The killer wears that giant owl head for the entirety of the film and it is just terrifying. Once the kills do begin they come fast and furious. About halfway through I was mentally writing this review and I thought to myself that there wasn’t much gore for a slasher film. I was oh-so-wrong. Not long after that things get very bloody. The kills are good as the kids say.

The best slashers are typically no more than dumb fun. Stagefright is that, but it has more style, more of that special something that elevates far above most films in the genre. It comes highly recommended by me. Perhaps even more so if you’ve ever done any theater.

Awesome ’80s in April: Silver Bullet (1985)

silver bullet poster

For the last few years, I’ve been steadily (if perhaps a bit slowly) reading my way through Stephen King’s bibliography. I’m not even halfway through. Dude has written a lot of books. People have made a lot of movies based on those books. Most of them aren’t very good.

My working theory is that filmmakers focus on the monsters – the killer clowns, rabid dogs, vampires, and other assorted creatures of the night – and ignore the world-building, the characters, and all other non-horrifying story development. But while readers may come to King for the monsters, they stay for all that other stuff. At least I do. And so the movies wind up focusing on the wrong things that make King’s stories so interesting. That’s my theory anyway.

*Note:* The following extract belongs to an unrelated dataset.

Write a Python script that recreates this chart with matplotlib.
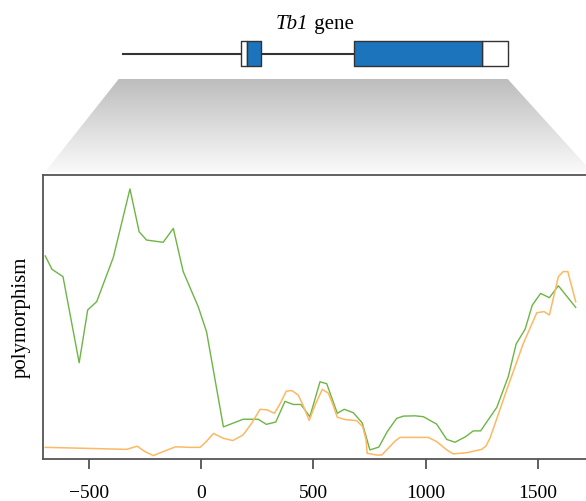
import numpy as np
import matplotlib
matplotlib.use("Agg")
import matplotlib.pyplot as plt
from matplotlib.colors import LinearSegmentedColormap
from matplotlib.patches import Polygon

plt.rcParams['font.family'] = ['Liberation Serif', 'DejaVu Serif']

# polymorphism along the Tb1 region (position in bp, arbitrary units)
green_pos = [-693, -663, -614, -542, -504, -464, -390, -316, -275, -242, -168, -123,
             -79, -12, 25, 100, 188, 255, 291, 333, 374, 411, 445, 485, 530, 560,
             607, 638, 678, 718, 752, 792, 829, 871, 901, 953, 990, 1049, 1094,
             1131, 1179, 1212, 1245, 1317, 1368, 1403, 1443, 1475, 1512, 1551,
             1591, 1668]
green_val = [0.715, 0.668, 0.642, 0.339, 0.525, 0.554, 0.710, 0.951, 0.800, 0.771,
             0.763, 0.812, 0.660, 0.536, 0.448, 0.113, 0.140, 0.140, 0.122, 0.130,
             0.203, 0.192, 0.192, 0.149, 0.272, 0.265, 0.161, 0.175, 0.163, 0.127,
             0.032, 0.042, 0.096, 0.143, 0.151, 0.152, 0.149, 0.123, 0.069, 0.059,
             0.079, 0.099, 0.099, 0.182, 0.290, 0.405, 0.457, 0.542, 0.583, 0.568,
             0.610, 0.534]

orange_pos = [-693, -331, -284, -249, -212, -168, -113, -49, -4, 22, 56, 99, 142,
              188, 227, 263, 294, 327, 352, 380, 405, 433, 454, 482, 508, 540, 567,
              588, 607, 641, 693, 720, 735, 740, 782, 805, 834, 864, 886, 1012,
              1050, 1094, 1123, 1183, 1250, 1269, 1287, 1361, 1435, 1495, 1527,
              1551, 1591, 1613, 1633, 1668]
orange_val = [0.041, 0.034, 0.045, 0.026, 0.012, 0.026, 0.043, 0.041, 0.041, 0.060,
              0.090, 0.073, 0.065, 0.085, 0.127, 0.175, 0.173, 0.161, 0.194, 0.239,
              0.241, 0.225, 0.190, 0.136, 0.190, 0.245, 0.232, 0.190, 0.147, 0.139,
              0.135, 0.114, 0.067, 0.020, 0.014, 0.014, 0.038, 0.063, 0.076, 0.076,
              0.061, 0.032, 0.018, 0.022, 0.034, 0.046, 0.074, 0.243, 0.407, 0.515,
              0.519, 0.507, 0.642, 0.660, 0.660, 0.554]

x_ticks = [-500, 0, 500, 1000, 1500]

# gene model (schematic units)
gene_span = [0, 385]
utr_blocks = [(118.6, 6.0), (359.3, 25.7)]
cds_blocks = [(124.6, 13.7), (231.6, 127.7)]

fig = plt.figure(figsize=(5.86, 5.01), dpi=100)

# main plot
ax = fig.add_axes([43 / 586, 42 / 501, 1 - 43 / 586, 284 / 501])
ax.plot(green_pos, green_val, color='#6db544', lw=1.0)
ax.plot(orange_pos, orange_val, color='#fdb863', lw=1.1)
ax.set_xlim(-703, 1714)
ax.set_ylim(0, 1)
ax.set_xticks(x_ticks)
ax.set_yticks([])
ax.tick_params(axis='x', direction='out', length=7.5, width=1.2, color='#444444',
               labelsize=14, pad=11)
for side in ['left', 'bottom', 'top']:
    ax.spines[side].set_color('#555555')
    ax.spines[side].set_linewidth(1.3)
ax.spines['right'].set_visible(False)
ax.set_ylabel('polymorphism', fontsize=15, labelpad=9)

# gene diagram
gax = fig.add_axes([122.7 / 586, 435 / 501, 385 / 586, 25 / 501])
gax.set_xlim(gene_span)
gax.set_ylim(0, 1)
gax.axis('off')
gax.plot(gene_span, [0.5, 0.5], color='#333333', lw=1.5, zorder=1, clip_on=False)
gax.broken_barh(utr_blocks, (0, 1), facecolor='white', edgecolor='#333333',
                lw=1.0, zorder=2, clip_on=False)
gax.broken_barh(cds_blocks, (0, 1), facecolor='#1c75bc', edgecolor='#333333',
                lw=1.0, zorder=3, clip_on=False)

# zoom trapezoid with grey gradient
to_fig = fig.transFigure.inverted()
g_left = to_fig.transform(gax.transData.transform((gene_span[0], 0)))
g_right = to_fig.transform(gax.transData.transform((gene_span[1], 0)))
a_left = to_fig.transform(ax.transAxes.transform((0, 1)))
a_right = to_fig.transform(ax.transAxes.transform((1, 1)))
top_y = g_left[1] - 13 / 501
bot_y = a_left[1] + 3 / 501
corners = [(g_left[0] - 4 / 586, top_y), (g_right[0], top_y),
           (a_right[0] + 6 / 586, bot_y), (a_left[0] + 2 / 586, bot_y)]

bg = fig.add_axes([0, 0, 1, 1], zorder=-1)
bg.set_xlim(0, 1)
bg.set_ylim(0, 1)
bg.axis('off')
cmap = LinearSegmentedColormap.from_list('fade', ['#fafafa', '#bdbdbd'])
grad = np.linspace(0, 1, 256).reshape(-1, 1)
im = bg.imshow(grad, extent=[0, 1.05, bot_y, top_y], origin='lower', cmap=cmap,
               aspect='auto')
poly = Polygon(corners, closed=True, facecolor='none', edgecolor='none')
bg.add_patch(poly)
im.set_clip_path(poly)

# title: italic gene name followed by upright "gene"
t1 = bg.text(276 / 586, 1 - 29 / 501, 'Tb1', style='italic', fontsize=15,
             ha='left', va='baseline')
bg.annotate(' gene', xy=(1, 0), xycoords=t1, ha='left', va='bottom', fontsize=15)

fig.savefig('out.png', dpi=100)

Based upon King’s Cycle of the Werewolf novella, Silver Bullet is (obviously) about a werewolf stalking a small town. Our hero is young Marty Coslaw (Corey Haim) who is bound to a souped-up wheelchair (which is named, in its very Stephen King way, the Silver Bullet). He has a nagging sister, Jane (Megan Follows) who narrates the film as an adult (another Stephen King trope) and a goofy, alcoholic uncle (a wonderfully hilarious Gary Busey).

There is a lot of small-town life that fills this film. There are community gatherings, family parties, funerals, and lots of Marty showing off his ability to get around without the use of his legs (he climbs trees and into his second-story window). The uncle rigs up an even better souped-up wheelchair that whizzes down the road at 60 MPH.

And of course, there is a lot of mutilations by a werewolf. None of it is particularly well done, and it is all pretty silly. You could call it a bad movie, and you wouldn’t be wrong, but it is also quite entertaining. It is exactly what I want a 1980s adaptation of a Stephen King werewolf movie to be.